DAOs are a tool for organizing access to a public good. The utopian vision for DAOs is a world where you can carve out a political niche that is completely tailored to your existence. You might have subscription and voting rights in dozens of DAOs. If you don’t like one, you can “exit” or “hard fork,” copying and pasting an existing organization to create your own.
Matt Levine opined in Bloomberg Opinion recently that “one great theme of the post-2008 financial world is that money is a social construct and a way to keep track of what you deserve in terms of goods and service.” This has always been true, but now “who has money and what they can do with it can be adjusted by central banks and national treasuries.”
The dark side of DAOs is that they bring this economization to an individual level, within the corporation, and there are now payment systems based on open peer review. Designed to spur conversations about compensation that ferret out hidden pockets of value, it’s a bit like crowdsourcing a management consultancy every month. Performance reviews are never fun, but imagine running the gauntlet every paycheck with all the delights of office politics getting dragged in too. And CBDCs are even scarier. They allow governments to turn off spending at will. They’re already doing so in Nigeria.

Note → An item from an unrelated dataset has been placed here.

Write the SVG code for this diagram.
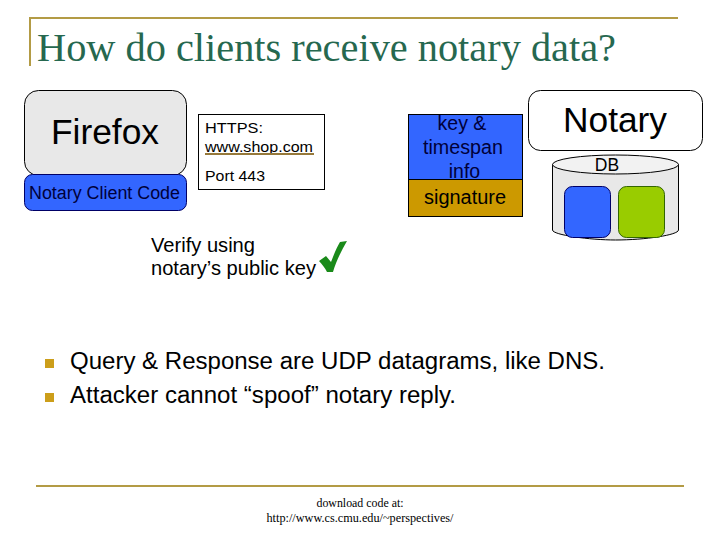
<svg xmlns="http://www.w3.org/2000/svg" width="720" height="540" viewBox="0 0 720 540">
<style>
.s{font-family:"Liberation Sans",Arial,sans-serif;fill:#000}
.t{font-family:"Liberation Serif","Times New Roman",serif}
.m{text-anchor:middle}
.o{stroke:#000;stroke-width:1}
.g{fill:#b39b45}
.n{fill:#00003a}
</style>
<rect width="720" height="540" fill="#fff"/>
<g id="frame">
<rect class="g" x="29" y="17" width="649" height="2"/>
<rect class="g" x="29" y="17" width="2" height="49"/>
<rect class="g" x="36" y="485" width="648" height="2"/>
</g>
<text class="t" x="37" y="61" font-size="40.500" fill="#26684f" textLength="579" lengthAdjust="spacingAndGlyphs">How do clients receive notary data?</text>
<g id="firefox">
<rect class="o" x="24.500" y="90.500" width="162" height="85" rx="14" fill="#e8e8e8"/>
<text class="s" x="51" y="144" font-size="35" textLength="108" lengthAdjust="spacingAndGlyphs">Firefox</text>
</g>
<g id="client-code">
<rect x="24.500" y="174.500" width="162" height="36" rx="8" fill="#3366ff" stroke="#000066"/>
<text class="s n" x="29" y="199" font-size="18" textLength="151" lengthAdjust="spacingAndGlyphs">Notary Client Code</text>
</g>
<g id="https">
<rect class="o" x="198.500" y="114.500" width="126" height="75" fill="#fff"/>
<text class="s" x="205" y="132.500" font-size="15.500" textLength="58" lengthAdjust="spacingAndGlyphs">HTTPS:</text>
<text class="s" x="205" y="152" font-size="15.500" fill="#6f6440" textLength="108" lengthAdjust="spacingAndGlyphs">www.shop.com</text>
<rect x="205" y="153" width="109" height="2" fill="#96793a"/>
<text class="s" x="205" y="181" font-size="15.500" fill="#333" textLength="60" lengthAdjust="spacingAndGlyphs">Port 443</text>
</g>
<g id="message">
<rect class="o" x="408.500" y="114.500" width="114" height="65" fill="#3366ff"/>
<rect class="o" x="408.500" y="179.500" width="114" height="37" fill="#cc9900"/>
<text class="s m n" x="462" y="130" font-size="19.500">key &amp;</text>
<text class="s m n" x="463" y="154" font-size="19.500" textLength="80" lengthAdjust="spacingAndGlyphs">timespan</text>
<text class="s m n" x="464.500" y="178" font-size="19.500">info</text>
<text class="s m" x="465" y="204" font-size="19.500" textLength="82" lengthAdjust="spacingAndGlyphs">signature</text>
</g>
<g id="notary">
<rect class="o" x="528.500" y="90.500" width="174" height="60" rx="12" fill="#fff"/>
<text class="s" x="563" y="132" font-size="35" textLength="104" lengthAdjust="spacingAndGlyphs">Notary</text>
</g>
<g id="db">
<path class="o" d="M552.500 164.500V230C552.500 235 590 240 615.500 240C645 240 678.500 235 678.500 230V164.500Z" fill="#e8e8e8"/>
<ellipse class="o" cx="615.500" cy="164.500" rx="63" ry="9.500" fill="#f2f2f2"/>
<text class="s m" x="607" y="171" font-size="17.500">DB</text>
<rect x="564.500" y="186.500" width="46" height="51" rx="8" fill="#3366ff" stroke="#000066"/>
<rect x="618.500" y="186.500" width="46" height="51" rx="8" fill="#99cc00" stroke="#336600"/>
</g>
<g id="verify">
<text class="s" x="151" y="251.500" font-size="20" textLength="104" lengthAdjust="spacingAndGlyphs">Verify using</text>
<text class="s" x="151" y="275" font-size="20" textLength="165" lengthAdjust="spacingAndGlyphs">notary’s public key</text>
<path d="M319 261L326 256L331 262C334 254 337 247 340 242L347 241C341 251 336 262 333 272L327 272C325 268 322 264 319 261Z" fill="#1a8a1a"/>
</g>
<g id="bullets">
<rect x="45" y="359" width="9" height="9" fill="#cc9e1a"/>
<rect x="45" y="393" width="9" height="9" fill="#cc9e1a"/>
<text class="s" x="70" y="368.500" font-size="23.500" textLength="535" lengthAdjust="spacingAndGlyphs">Query &amp; Response are UDP datagrams, like DNS.</text>
<text class="s" x="70" y="402.500" font-size="23.500" textLength="386" lengthAdjust="spacingAndGlyphs">Attacker cannot “spoof” notary reply.</text>
</g>
<g id="footer">
<text class="t m" x="360" y="507" font-size="12" textLength="87" lengthAdjust="spacingAndGlyphs">download code at:</text>
<text class="t m" x="360" y="522" font-size="12" textLength="187" lengthAdjust="spacingAndGlyphs">http://www.cs.cmu.edu/~perspectives/</text>
</g>
</svg>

One of my favorite cyberpunk references, the last comprehensive U.S. National Intelligence Estimate (2035) predicted an increasingly acrimonious world that leads to three possible outcomes for nation-states – islands of isolation, spheres of influence similar to those during the cold war, or a gradual dissolution of the boundaries between public and private as NGOs and private corporations begin to scoop up duties that were traditionally left to the government. The latter seems to be coming to be in the Western world. The great powers like NATO are dissolving and leaving behind a strange gumbo of government in their wake.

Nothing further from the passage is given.